Either way, it's a hell of an outlier, as we've already established.

...Yet it also contains its own rationalization in a neat package. The idea of lightspeed observations connecting two timeframes and establishing the latter when we know the former from history books requires us to know the distance - and that's something we are really hard pressed to do when one end of the observation setup is capable of outrunning a starship!

Sometimes we have episodes in need of retconning for lack of compatibility, sometimes episodes with major internal shortcomings; here we have an internal feature enabling and indeed necessitating a painless retcon! If the writers wanted us to believe in the 900-yrs-in-future model, this wasn't the way to write it...

Timo Saloniemi
 
One thing I didn't, even at the time, like about The Motion Picture was that tag-line 'The Human Adventure Is Just Beginning'. I don't know why, but it struck me as un-trek-ish and cold.

Well, I find the movie very un-Trekish and cold, so the tagline sums that film up perfectly for me!

TMP was trying very, very hard to be 2001: A Space Odyssey when it should've been trying harder to be TOS. :)
 
However in "The Squire of Gothos", where Trelane is discussing Napoleon's exploits of the early 1800's, you have a crewman commenting to Kirk:

JAEGER: "Notice the period, Captain.
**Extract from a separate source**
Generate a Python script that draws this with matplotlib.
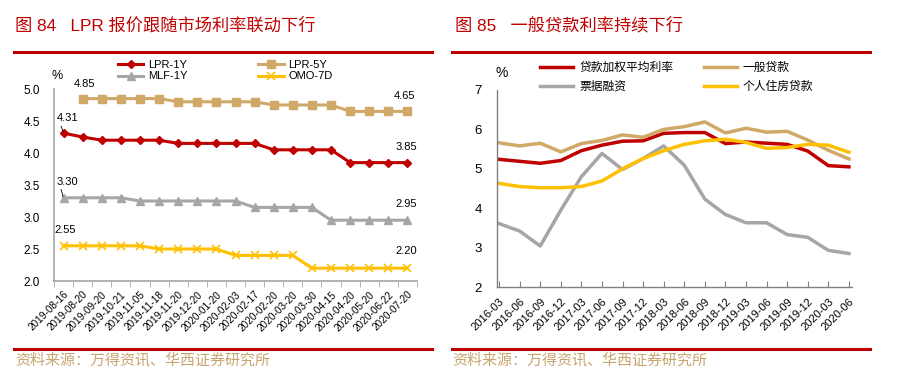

Nine hundred light years from Earth. It's what might be seen through a viewing scope if it were powerful enough."
^^^
And suddenly, Star Trek is firmly in the early 28th century.
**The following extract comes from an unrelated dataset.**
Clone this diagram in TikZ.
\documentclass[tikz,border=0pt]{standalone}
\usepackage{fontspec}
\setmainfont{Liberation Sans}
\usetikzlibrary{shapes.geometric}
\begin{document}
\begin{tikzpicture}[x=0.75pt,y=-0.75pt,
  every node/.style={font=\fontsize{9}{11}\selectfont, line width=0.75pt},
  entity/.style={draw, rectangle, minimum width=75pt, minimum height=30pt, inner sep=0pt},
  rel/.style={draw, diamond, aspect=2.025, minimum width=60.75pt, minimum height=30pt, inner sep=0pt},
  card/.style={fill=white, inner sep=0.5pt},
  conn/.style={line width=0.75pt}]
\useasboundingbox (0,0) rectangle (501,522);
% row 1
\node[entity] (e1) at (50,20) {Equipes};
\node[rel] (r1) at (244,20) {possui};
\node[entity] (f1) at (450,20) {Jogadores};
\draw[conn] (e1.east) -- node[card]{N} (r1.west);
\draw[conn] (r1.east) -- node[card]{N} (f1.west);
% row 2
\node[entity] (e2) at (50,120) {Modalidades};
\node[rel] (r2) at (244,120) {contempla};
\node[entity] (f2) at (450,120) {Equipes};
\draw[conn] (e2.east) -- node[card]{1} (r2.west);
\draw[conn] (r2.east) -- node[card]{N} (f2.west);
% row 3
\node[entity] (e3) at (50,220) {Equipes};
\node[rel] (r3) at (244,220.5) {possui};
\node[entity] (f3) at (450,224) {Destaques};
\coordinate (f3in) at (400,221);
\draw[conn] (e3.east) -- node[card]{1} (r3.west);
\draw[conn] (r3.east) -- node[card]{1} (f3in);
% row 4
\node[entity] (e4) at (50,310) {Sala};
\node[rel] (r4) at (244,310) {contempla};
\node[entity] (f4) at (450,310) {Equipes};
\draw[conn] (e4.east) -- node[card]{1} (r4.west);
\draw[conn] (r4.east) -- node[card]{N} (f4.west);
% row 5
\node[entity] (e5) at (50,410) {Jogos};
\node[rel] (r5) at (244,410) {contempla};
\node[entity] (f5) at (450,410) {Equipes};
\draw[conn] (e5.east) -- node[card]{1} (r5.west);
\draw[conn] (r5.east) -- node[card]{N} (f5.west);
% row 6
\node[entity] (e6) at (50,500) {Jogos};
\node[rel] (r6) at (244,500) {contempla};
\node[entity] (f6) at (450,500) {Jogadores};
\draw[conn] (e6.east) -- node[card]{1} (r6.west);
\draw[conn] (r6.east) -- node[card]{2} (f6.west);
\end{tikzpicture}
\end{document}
That works under the assumption that Trelane viewed Earth though a viewing scope. Trelane says he's been looking in, but doesn't give any details on the how.
 
However in "The Squire of Gothos", where Trelane is discussing Napoleon's exploits of the early 1800's, you have a crewman commenting to Kirk:

JAEGER: "Notice the period, Captain. Nine hundred light years from Earth. It's what might be seen through a viewing scope if it were powerful enough."
^^^
And suddenly, Star Trek is firmly in the early 28th century.

That works under the assumption that Trelane viewed Earth though a viewing scope. Trelane says he's been looking in, but doesn't give any details on the how.

Though we can rule out any simple optical system. Leaving aside the problems of seeing stuff through the Earth's atmosphere and, ah, roofs, to get one-meter resolution at 900 light years requires being able to discern things that are about 0.000 000 000 000 000 000 1 degrees apart, which you're not going to be doing with visible light; you'd need a lens aperture more than thirty times the distance between the Earth and the Moon in diameter. And much of the stuff in Trelane's castle was even smaller than that, implying a really big lens.

Technologies other than simple telescopes have to have been at work (I would accept wormholes reducing the effective distance Trelane-to-Earth) and so, really, a lot of things suddenly go.
 
For what it is worth, the bottle of Dom used to christen the Enterprise "B" is labeled "2265" in "The Movie That Shall Not be Named, For Some."